Continuous vapor retarders can prevent condensation problems, but if the vapor retarder is penetrated by recessed lights that are not air/vapor-tight, some means must be provided to allow moisture to escape. (When ventilated airspaces are provided in milder climate areas, kraft vapor retarders may be adequate.) This can be accom­plished with eave, ridge, or other vents. Note that airspaces alone, without both eave and ridge vents, will not add protection against moisture condensation in sloped ceilings. Air will not move through a space unless it has a place to exit as well as a place to enter. When both eave and ridge vents are provided, a V2" or thicker airspace between the top of the insulation and the roof sheathing is desirable. As stated before, the design professional or builder should verify these required minimums with local building codes. Not only does this arrangement remove any unwanted moisture vapor, an airspace also helps remove heat in hot weather, and many professionals believe that it extends the life of roofing shingles as well.

Even when not required to prevent condensation problems, attic vapor retarders may be worthwhile; their presence may help maintain more comfortable humidity levels. When a vapor retarder is desired and blown-in ceiling insulation is used, a combination of faced batts and blown-in insulation, followed by a vapor retarder ceiling paint, can be used.

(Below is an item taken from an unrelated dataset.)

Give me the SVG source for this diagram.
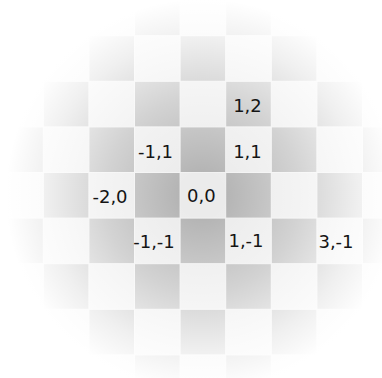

Homes with irregular ventilation or high moisture levels should have a continuous vapor retarder. Vapor retarders are not necessary or recommended on interior walls where unfaced sound batts are installed.

As with wall assemblies, vapor retarders in floor assemblies should be installed on the warm side of the structure. In a heating climate, install it either in the space between the subfloor and finish floor or between the floor joists and the subfloor. An exception to placing the vapor diffusion retarder on the warm side of the floor is in houses con­structed over a concrete slab. To protect the slab from soil moisture, place the vapor diffusion retarder above the gravel subbase.

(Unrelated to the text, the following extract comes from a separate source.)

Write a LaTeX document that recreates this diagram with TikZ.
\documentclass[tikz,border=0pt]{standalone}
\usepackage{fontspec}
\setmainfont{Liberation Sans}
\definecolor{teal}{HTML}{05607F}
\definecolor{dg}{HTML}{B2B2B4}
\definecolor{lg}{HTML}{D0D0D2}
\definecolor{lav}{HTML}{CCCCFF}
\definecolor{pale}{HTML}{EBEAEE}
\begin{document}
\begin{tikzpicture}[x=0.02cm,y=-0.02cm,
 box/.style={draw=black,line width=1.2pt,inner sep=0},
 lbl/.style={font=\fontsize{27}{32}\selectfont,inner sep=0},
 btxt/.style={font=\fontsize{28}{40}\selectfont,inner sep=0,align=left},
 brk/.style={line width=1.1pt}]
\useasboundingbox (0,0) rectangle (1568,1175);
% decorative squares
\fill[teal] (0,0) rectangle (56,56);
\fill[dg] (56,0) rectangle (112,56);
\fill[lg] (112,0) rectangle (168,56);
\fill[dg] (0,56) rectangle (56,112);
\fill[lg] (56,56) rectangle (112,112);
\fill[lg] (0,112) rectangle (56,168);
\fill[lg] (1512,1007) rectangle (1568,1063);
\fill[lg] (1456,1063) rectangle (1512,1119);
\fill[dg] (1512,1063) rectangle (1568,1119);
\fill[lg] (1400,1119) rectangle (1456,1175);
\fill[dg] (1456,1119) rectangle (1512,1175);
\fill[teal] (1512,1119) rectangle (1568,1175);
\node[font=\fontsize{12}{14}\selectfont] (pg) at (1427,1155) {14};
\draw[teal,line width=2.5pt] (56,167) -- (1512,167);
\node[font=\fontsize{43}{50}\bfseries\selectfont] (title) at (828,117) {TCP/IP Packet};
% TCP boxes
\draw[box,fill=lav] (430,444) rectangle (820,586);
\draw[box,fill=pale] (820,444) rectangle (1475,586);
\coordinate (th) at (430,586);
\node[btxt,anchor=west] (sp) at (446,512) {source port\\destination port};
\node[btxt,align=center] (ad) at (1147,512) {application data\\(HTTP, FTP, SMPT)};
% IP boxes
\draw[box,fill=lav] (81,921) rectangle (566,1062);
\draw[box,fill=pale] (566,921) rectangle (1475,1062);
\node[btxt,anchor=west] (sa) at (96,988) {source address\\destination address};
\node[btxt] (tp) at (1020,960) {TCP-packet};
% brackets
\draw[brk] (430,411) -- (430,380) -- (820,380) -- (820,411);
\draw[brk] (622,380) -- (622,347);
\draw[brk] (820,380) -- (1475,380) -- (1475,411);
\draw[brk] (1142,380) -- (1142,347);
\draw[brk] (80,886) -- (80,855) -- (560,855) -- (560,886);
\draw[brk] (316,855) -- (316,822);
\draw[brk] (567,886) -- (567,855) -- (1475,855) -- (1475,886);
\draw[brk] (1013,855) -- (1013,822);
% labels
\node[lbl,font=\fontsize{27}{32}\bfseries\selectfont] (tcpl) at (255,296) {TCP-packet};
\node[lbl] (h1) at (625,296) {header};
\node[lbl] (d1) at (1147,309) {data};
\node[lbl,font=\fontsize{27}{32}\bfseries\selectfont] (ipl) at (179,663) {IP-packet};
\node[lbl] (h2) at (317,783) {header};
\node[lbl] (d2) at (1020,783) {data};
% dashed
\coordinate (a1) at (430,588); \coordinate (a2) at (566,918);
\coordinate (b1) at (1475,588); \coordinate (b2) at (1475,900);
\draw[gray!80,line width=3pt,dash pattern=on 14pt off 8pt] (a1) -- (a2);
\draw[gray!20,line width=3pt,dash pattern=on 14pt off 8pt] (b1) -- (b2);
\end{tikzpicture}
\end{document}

In any climate, a crawl space vapor retarder may be necessary to reduce condensation resulting from ground moisture. In most tradi­tionally constructed homes, the ground is a significant source of moisture. Moisture condenses on the colder sections of the founda­tion and framing, including nail penetrations. Placing 6-mil polyeth­ylene sheeting directly over the ground cover reduces this likelihood. Local building codes require vapor retarders unless minimum crawl space vent requirements are adhered to. Additional strategies to help eliminate unwanted crawl-space moisture should include making sure the minimal constructed clearance meets all regulatory require­ments, installing small, area, or through-the-wall drains, sloping the grade toward the drain intakes, verifying that all polyethylene seams are overlapped at least 6 in (seal to drain), and extending it up the foundation wall on the interior (avoid covering vents). Regardless of the number of foundation vents or climate, it is always good practice to install a vapor retarder over the soil.

For extensive renovations where wall cavities are opened and filled with blanket or rigid board insulation, it is simple to add a vapor retarder before the wall is refinished. Walls that have been retrofitted with blown-in or loose-fill insulation typically do not have vapor retarders. In cases where indoor moisture levels are not extreme, researchers have found that moisture that enters the wall eventually will evaporate and not damage the building materials. Many design professionals guard against this strategy because a homeowner’s activities and lifestyles vary with time and technology, leading to unpredictable and possibly undesirable consequences.